Beaucoup de voix se sont élevées mettant en doute le projet, forçant Google à démontrer via des comparatifs le gain de vitesse sur certains cas, jusqu’en 2016 où ces derniers expliquent que le D-wave fonctionne sur un modèle de recuit simulé quantique.
Pour faire simple le D-wave utiliserait des propriétés quantiques mais sans être ENTIÈREMENT quantique (pas de superposition d’état par exemple), pour ceux et celle qui veulent aller plus loin et essayer de comprendre (Spoiler : c’est ardu) c’est par ici
Le recuit simulé quantique n’est utile que pour quelques calculs très spécifiques qui prennent énormément de temps à des ordinateurs classiques tel que le problème du voyageur de commerce.
Le D-wave est un « optimisateur » selon les termes de Google, les Qubits annoncés ne sont pas réels ils illustrent juste la puissance de D-wave pour UN seul problème donné.
IBM quant à lui, a mis en 2016 son ordinateur quantique de 5 Qubits à disposition des internautes, espérant ainsi progresser grâce à la communauté mondiale sur la question notamment du développement de nouveaux algorithmes quantiques.
Le 7 mars 2017 IBM annonce vouloir commercialiser un ordinateur à 20 Qubits et vise déjà le 50 à horizon 2020.
Mais alors à quoi cela va-t-il servir ?
Pas pour le commun des mortels, c’est certain, mais cela permettra de répondre à des questions dans bon nombre de domaines !
Le premier domaine impacté sera la cryptographie : en effet la plupart de nos échanges de données sensibles sont cryptées par le protocole RSA qui est fondé sur la difficulté à factoriser de grands nombres.

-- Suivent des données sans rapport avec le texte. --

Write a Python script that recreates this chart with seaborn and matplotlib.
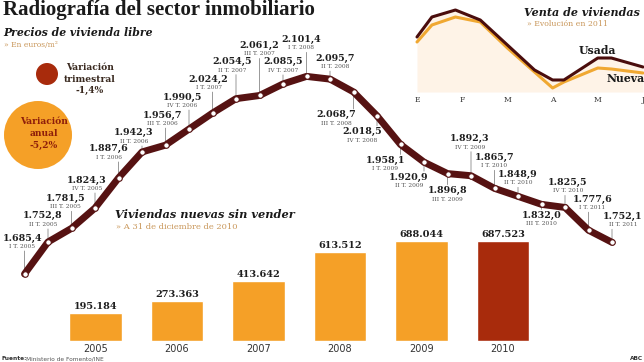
import matplotlib
matplotlib.use("Agg")
import matplotlib.pyplot as plt
import seaborn as sns
import pandas as pd
from matplotlib.patches import Circle

# Precios de vivienda libre (euros/m2)
quarters = ["I T. 2005", "II T. 2005", "III T. 2005", "IV T. 2005",
            "I T. 2006", "II T. 2006", "III T. 2006", "IV T. 2006",
            "I T. 2007", "II T. 2007", "III T. 2007", "IV T. 2007",
            "I T. 2008", "II T. 2008", "III T. 2008", "IV T. 2008",
            "I T. 2009", "II T. 2009", "III T. 2009", "IV T. 2009",
            "I T. 2010", "II T. 2010", "III T. 2010", "IV T. 2010",
            "I T. 2011", "II T. 2011"]
prices = [1685.4, 1752.8, 1781.5, 1824.3, 1887.6, 1942.3, 1956.7, 1990.5,
          2024.2, 2054.5, 2061.2, 2085.5, 2101.4, 2095.7, 2068.7, 2018.5,
          1958.1, 1920.9, 1896.8, 1892.3, 1865.7, 1848.9, 1832.0, 1825.5,
          1777.6, 1752.1]

# Viviendas nuevas sin vender (31 de diciembre)
years = ["2005", "2006", "2007", "2008", "2009", "2010"]
unsold = [195184, 273363, 413642, 613512, 688044, 687523]

# Venta de viviendas, evolucion en 2011 (indice, sin escala)
months = ["E", "F", "M", "A", "M", "J"]
sales_pos = [0, 0.33, 0.85, 1.4, 2.0, 2.6, 3.0, 3.25, 4.0, 4.3, 5.0]
usada = [55, 75, 82, 72, 47, 22, 12, 12, 34, 34, 25]
nueva = [50, 67, 75, 70, 44, 20, 4, 10, 24, 23, 19]

# label placement (pixels from each point: value label centre)
label_offsets = [(-2, -36), (-5, -26), (-6, -30), (-8, -28), (-10, -29), (-8, -19),
                 (-3, -30), (-7, -32), (-4, -34), (-4, -37), (0, -50), (0, -22),
                 (-5, -37), (5, -21), (-17, 23), (-15, 16), (-15, 16), (-15, 15),
                 (0, 17), (-1, -37), (0, -31), (0, -22), (0, 11), (3, -25),
                 (4, -31), (11, -26)]

ORANGE = "#f5a027"
DARKRED = "#a82b0c"
MAROON = "#561212"
TAN = "#c9975a"

sns.set_style("white")
plt.rcParams["font.family"] = ["DejaVu Serif"]

W, H = 644, 362
fig = plt.figure(figsize=(W / 100, H / 100), dpi=100)
fig.patch.set_facecolor("white")

def frac(x0, y0, x1, y1):
    # pixel box (top-left origin) -> figure fraction rect
    return [x0 / W, 1 - y1 / H, (x1 - x0) / W, (y1 - y0) / H]

# background/annotation layer in pixel coordinates
ax_bg = fig.add_axes([0, 0, 1, 1], zorder=0)
ax_bg.set_xlim(0, W)
ax_bg.set_ylim(H, 0)
ax_bg.axis("off")

ax_bg.text(3, 10, "Radiografía del sector inmobiliario", fontsize=15,
           fontweight="bold", family="Liberation Serif", va="center", color="#1a1a1a")
ax_bg.text(3, 32, "Precios de vivienda libre", fontsize=7.8, fontweight="bold",
           style="italic", va="center", color="#1a1a1a")
ax_bg.text(4, 45.5, "» En euros/m²", fontsize=5.5, va="center", color=TAN)

ax_bg.add_patch(Circle((47, 74), 11, color=DARKRED, lw=0))
for t, yy in zip(["Variación", "trimestral", "-1,4%"], [68, 79, 90]):
    ax_bg.text(90, yy, t, fontsize=6.6, fontweight="bold", ha="center",
               va="center", color="#3a2a20")
ax_bg.add_patch(Circle((38, 135), 34, color=ORANGE, lw=0))
for t, yy in zip(["Variación", "anual", "-5,2%"], [122, 134, 145]):
    ax_bg.text(44, yy, t, fontsize=6.6, fontweight="bold", ha="center",
               va="center", color="#8f1f0a")

ax_bg.text(115, 214, "Viviendas nuevas sin vender", fontsize=8.2, fontweight="bold",
           style="italic", va="center", color="#1a1a1a")
ax_bg.text(116, 227, "» A 31 de diciembre de 2010", fontsize=6, va="center", color=TAN)
ax_bg.text(524, 12, "Venta de viviendas", fontsize=8, fontweight="bold",
           style="italic", va="center", color="#1a1a1a")
ax_bg.text(527, 24, "» Evolución en 2011", fontsize=5.6, va="center", color=TAN)

ax_bg.text(1, 359, "Fuente:", fontsize=4.2, fontweight="bold", va="center",
           family="DejaVu Sans", color="#333")
ax_bg.text(26, 359, "Ministerio de Fomento/INE", fontsize=4.2, va="center",
           family="DejaVu Sans", color="#555")
ax_bg.text(643, 359, "ABC", fontsize=4.2, fontweight="bold", va="center",
           ha="right", family="DejaVu Sans", color="#333")

# ---- bars: viviendas nuevas sin vender
ax_bar = fig.add_axes(frac(54.75, 341 - 116, 543.75, 341), zorder=1)
ax_bar.patch.set_alpha(0)
df_bar = pd.DataFrame({"year": years, "unsold": unsold})
bar_colors = [ORANGE] * 5 + [DARKRED]
sns.barplot(data=df_bar, x="year", y="unsold", hue="year", palette=bar_colors,
            legend=False, width=0.65, saturation=1, ax=ax_bar)
ax_bar.set_ylim(0, 800000)
for cont in ax_bar.containers:
    ax_bar.bar_label(cont, labels=[f"{int(b.get_height()):,}".replace(",", ".") for b in cont],
                     padding=1.5, fontsize=7, fontweight="bold", color="#1e1e1e")
ax_bar.set_xlabel("")
ax_bar.set_ylabel("")
ax_bar.set_yticks([])
ax_bar.tick_params(axis="x", length=0, pad=2.5, labelsize=7, labelcolor="#333")
for lab in ax_bar.get_xticklabels():
    lab.set_family("DejaVu Sans")
sns.despine(ax=ax_bar, left=True, bottom=True)

# ---- mini chart: venta de viviendas
ax_mini = fig.add_axes(frac(400, 0, 660, 92), zorder=1)
ax_mini.patch.set_alpha(0)
ax_mini.fill_between(sales_pos, usada, color="#fef3e7", lw=0)
sns.lineplot(x=sales_pos, y=nueva, color="#f0a832", lw=2.2, ax=ax_mini)
sns.lineplot(x=sales_pos, y=usada, color="#4a0d0d", lw=2.2, ax=ax_mini)
ax_mini.set_xlim((400 - 417) / 45.2, (660 - 417) / 45.2)
ax_mini.set_ylim(0, 92)
ax_mini.set_xticks(range(len(months)))
ax_mini.set_xticklabels(months)
ax_mini.set_yticks([])
ax_mini.tick_params(axis="x", direction="in", length=4, width=0.6, color="#555",
                    pad=3, labelsize=5.5, labelcolor="#333")
sns.despine(ax=ax_mini, left=True, bottom=True)
ax_mini.text(4.0, 42, "Usada", fontsize=7.8, fontweight="bold", ha="center",
             va="center", color="#1a1a1a")
ax_mini.text(4.62, 13, "Nueva", fontsize=7.8, fontweight="bold", ha="center",
             va="center", color="#1a1a1a")

# ---- main line: precios de vivienda libre
ax_line = fig.add_axes([0, 0, 1, 1], zorder=3)
ax_line.patch.set_alpha(0)
idx = list(range(len(prices)))
sns.lineplot(x=idx, y=prices, color=MAROON, lw=5, marker="o", markersize=4,
             markerfacecolor="white", markeredgecolor=MAROON, markeredgewidth=0.8,
             ax=ax_line, zorder=4)
ax_line.set_xlim(-24.5 / 23.5, (W - 24.5) / 23.5)
ax_line.set_ylim(1685.4 - 88 / 0.475, 1685.4 + 274 / 0.475)
ax_line.axis("off")

for i, (v, q, (dx, dy)) in enumerate(zip(prices, quarters, label_offsets)):
    txt = f"{v:,.1f}".replace(",", "X").replace(".", ",").replace("X", ".")
    ax_line.annotate(txt, (i, v), xytext=(dx, -dy), textcoords="offset pixels",
                     ha="center", va="center", fontsize=6.8, fontweight="bold",
                     color="#1e1e1e")
    ax_line.annotate(q, (i, v), xytext=(dx, -(dy + 8.5)), textcoords="offset pixels",
                     ha="center", va="center", fontsize=4.2, color="#555")
    end = dy + 13 if dy < 0 else dy - 6
    if abs(end) > 4:
        ax_line.annotate("", (i, v), xytext=(0, -end), textcoords="offset pixels",
                         arrowprops=dict(arrowstyle="-", color="#888", lw=0.6,
                                         shrinkA=0, shrinkB=0), zorder=2)

fig.savefig("out.png", dpi=100, facecolor="white")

Vos achats en E-commerce, les virements bancaires, les échanges sur les marchés boursiers, les archives des divers gouvernements, utilisent ce cryptage vital à notre société moderne.

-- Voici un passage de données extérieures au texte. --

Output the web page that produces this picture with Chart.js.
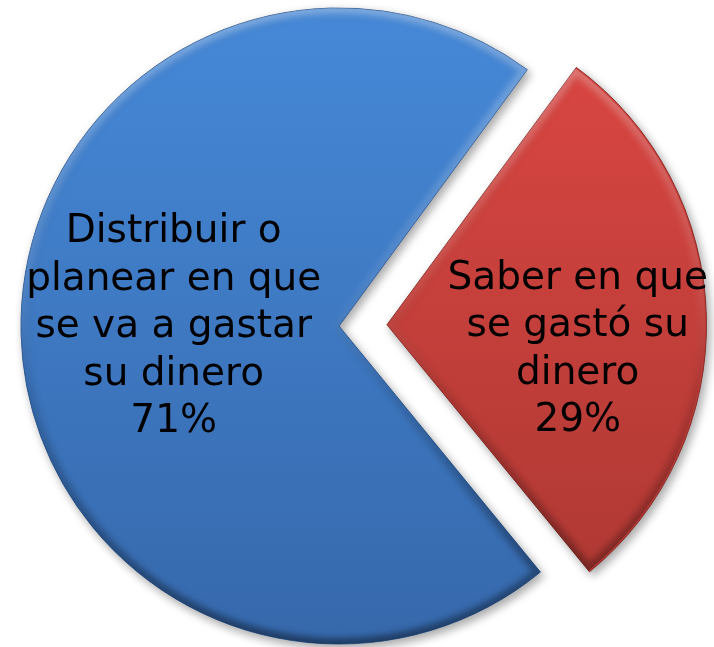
<!DOCTYPE html>
<html>
<head>
<meta charset="utf-8">
<script src="https://cdn.jsdelivr.net/npm/chart.js"></script>
<style>
html, body { margin: 0; padding: 0; background: #fff; }
#wrap { width: 714px; height: 647px; position: relative; }
</style>
</head>
<body>
<div id="wrap"><canvas id="myChartDinero"></canvas></div>
<script>
// grafico dinero

var categorias = [
    ['Distribuir o', 'planear en que', 'se va a gastar', 'su dinero'],
    ['Saber en que', 'se gastó su', 'dinero']
];
var porcentajes = [71, 29];

// sombra debaixo das fatias
var sombra = {
    id: 'sombra',
    beforeDatasetsDraw: function (chart) {
        var ctx = chart.ctx;
        ctx.save();
        ctx.shadowColor = 'rgba(0,0,0,0.35)';
        ctx.shadowBlur = 10;
        ctx.shadowOffsetX = 3;
        ctx.shadowOffsetY = 4;
    },
    afterDatasetsDraw: function (chart) {
        chart.ctx.restore();
    }
};

// efeito de relevo nas bordas
var relevo = {
    id: 'relevo',
    afterDatasetsDraw: function (chart) {
        var ctx = chart.ctx;
        var meta = chart.getDatasetMeta(0);
        meta.data.forEach(function (arc) {
            var p = arc.getProps(['x', 'y', 'startAngle', 'endAngle', 'outerRadius'], true);
            var mid = (p.startAngle + p.endAngle) / 2;
            var off = (arc.options.offset || 0) / 4;
            ctx.save();
            ctx.translate(Math.cos(mid) * off, Math.sin(mid) * off);
            ctx.beginPath();
            ctx.moveTo(p.x, p.y);
            ctx.arc(p.x, p.y, p.outerRadius, p.startAngle, p.endAngle);
            ctx.closePath();
            ctx.clip();
            var g = ctx.createLinearGradient(0, p.y - p.outerRadius, 0, p.y + p.outerRadius);
            g.addColorStop(0, 'rgba(255,255,255,0.3)');
            g.addColorStop(0.45, 'rgba(255,255,255,0.08)');
            g.addColorStop(0.6, 'rgba(0,0,0,0.08)');
            g.addColorStop(1, 'rgba(0,0,0,0.4)');
            ctx.filter = 'blur(3px)';
            ctx.lineWidth = 12;
            ctx.strokeStyle = g;
            ctx.stroke();
            ctx.restore();
        });
    }
};

// textos dentro das fatias
var rotulos = {
    id: 'rotulos',
    afterDatasetsDraw: function (chart, args, opts) {
        var ctx = chart.ctx;
        var meta = chart.getDatasetMeta(0);
        ctx.save();
        ctx.font = opts.font;
        ctx.fillStyle = '#000';
        ctx.textAlign = 'center';
        ctx.textBaseline = 'middle';
        meta.data.forEach(function (arc, i) {
            var p = arc.getProps(['x', 'y', 'startAngle', 'endAngle', 'outerRadius'], true);
            var mid = (p.startAngle + p.endAngle) / 2;
            var d = (arc.options.offset || 0) / 4 + p.outerRadius * opts.distancia[i];
            var x = p.x + Math.cos(mid) * d;
            var y = p.y + Math.sin(mid) * d + opts.ajusteY[i];
            var linhas = categorias[i].concat([porcentajes[i] + '%']);
            var topo = y - (linhas.length - 1) * opts.entrelinha / 2;
            linhas.forEach(function (l, j) {
                ctx.fillText(l, x, topo + j * opts.entrelinha);
            });
        });
        ctx.restore();
    }
};

function gradiente(ctx, cima, baixo) {
    var area = ctx.chart.chartArea;
    if (!area) return cima;
    var g = ctx.chart.ctx.createLinearGradient(0, area.top, 0, area.bottom);
    g.addColorStop(0, cima);
    g.addColorStop(1, baixo);
    return g;
}

new Chart("myChartDinero", {
    type: "pie",
    data: {
        labels: categorias.map(function (c) { return c.join(' '); }),
        datasets: [{
            data: porcentajes,
            backgroundColor: function (ctx) {
                return ctx.dataIndex === 0
                    ? gradiente(ctx, '#4689d8', '#3668ab')
                    : gradiente(ctx, '#dd4743', '#aa3732');
            },
            borderColor: ['#2c5a96', '#8c2c28'],
            borderWidth: 1,
            offset: [0, 192]
        }]
    },
    plugins: [sombra, relevo, rotulos],
    options: {
        responsive: true,
        maintainAspectRatio: false,
        animation: false,
        events: [],
        rotation: 140.7,
        radius: 318,
        layout: {
            padding: { top: 5, right: 36, bottom: 0, left: 0 }
        },
        plugins: {
            legend: { display: false },
            tooltip: { enabled: false },
            rotulos: {
                font: '39px "DejaVu Sans"',
                entrelinha: 47.5,
                distancia: [0.52, 0.6],
                ajusteY: [-3, 30]
            }
        }
    }
});
</script>
</body>
</html>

Factoriser de grands nombres ai-je dit ? Mais n’est-ce pas là l’une des spécificités du premier algorithme inventé pour les ordinateurs quantiques ?
Si d’aventure une entité (Pays, organismes gouvernementaux, voir hacker) créait ou mettait la main sur un ordinateur quantique assez puissant, il pourrait dès lors décrypter n’importe quelle donnée RSA, en un clin d’œil, grâce à l’algorithme de Shor ce qui préoccupe d’ailleurs fortement la NSA.
Imaginez le scénario catastrophe, avec le premier pays qui possèdera cet avantage !
D’ailleurs la NSA ne fait pas que s’inquiéter : les documents publiés par Edward Snowden montrent que cette dernière travaille sur des projets d’informatique quantique, au sein d’un projet financé à hauteur de près de 80 millions de dollars : afin « infiltrer les cibles difficiles »
Mais rassurons-nous, ce que le quantique va détricoter, il va de facto l’améliorer grâce au cryptage quantique ! le problème ne surgira donc que pour les pays retardataires.
Une autre utilité de l’informatique quantique pourra être de prédire de façon fiable la météo en calculant tous les scénarios possibles et donnant un résultat proche de 99%, imaginez les vies sauvées en prédisant le passage d’une tornade, d’une tempête ou d’un raz de marée des semaines à l’avance !
Continuons l’horizon des possibles avec notamment l’intelligence artificielle : vous n’auriez aucune chance de gagner aux échecs contre un ordinateur quantique vu qu’il calculerait tous les coups possibles en même temps ! L’avenir de l’IA passera sûrement par une couche de quantique qui pourrait lui apporter les émotions avec peut être à la clé cette singularité tant crainte et espérée à la fois.
L’armée sera le premier client de ce genre de système, imaginez un drone relié à un ordinateur quantique, ce dernier pourrait calculer tous les paramètres d’une mission, le positionnement des ennemis, un engin qui serait difficile à abattre car il prévoirait les coups à l’avance.
Pour résumer l’utilisation d’un ordinateur quantique sera extrêmement utile pour un nombre incalculable de domaines : la recherche, la physique quantique, l’intelligence artificielle et émotionnelle, les smart city, apporter des clés de compréhension sur les fondements de notre univers, le trading boursier, et par ricochet l’armement, la stratégie etc… voire même des domaines que nous ne soupçonnons même pas à l’heure où j’écris ces lignes.
Pour toutes ces raisons, le monde investit massivement dans cette technologie. Hors de portée il y a à peine 20 ans, nous assistons aujourd’hui à son éclosion.
J’espère que cet article vous a permis de comprendre l’importance de l’informatique quantique pour le futur de nos sociétés, et son fonctionnement général, sans trop vous donner la migraine J
Je terminerai en rendant hommage à Richard Feynman, génie trop peu connu de la physique quantique :
If you think you understand quantum mechanics… then you don’t understand quantum mechanics.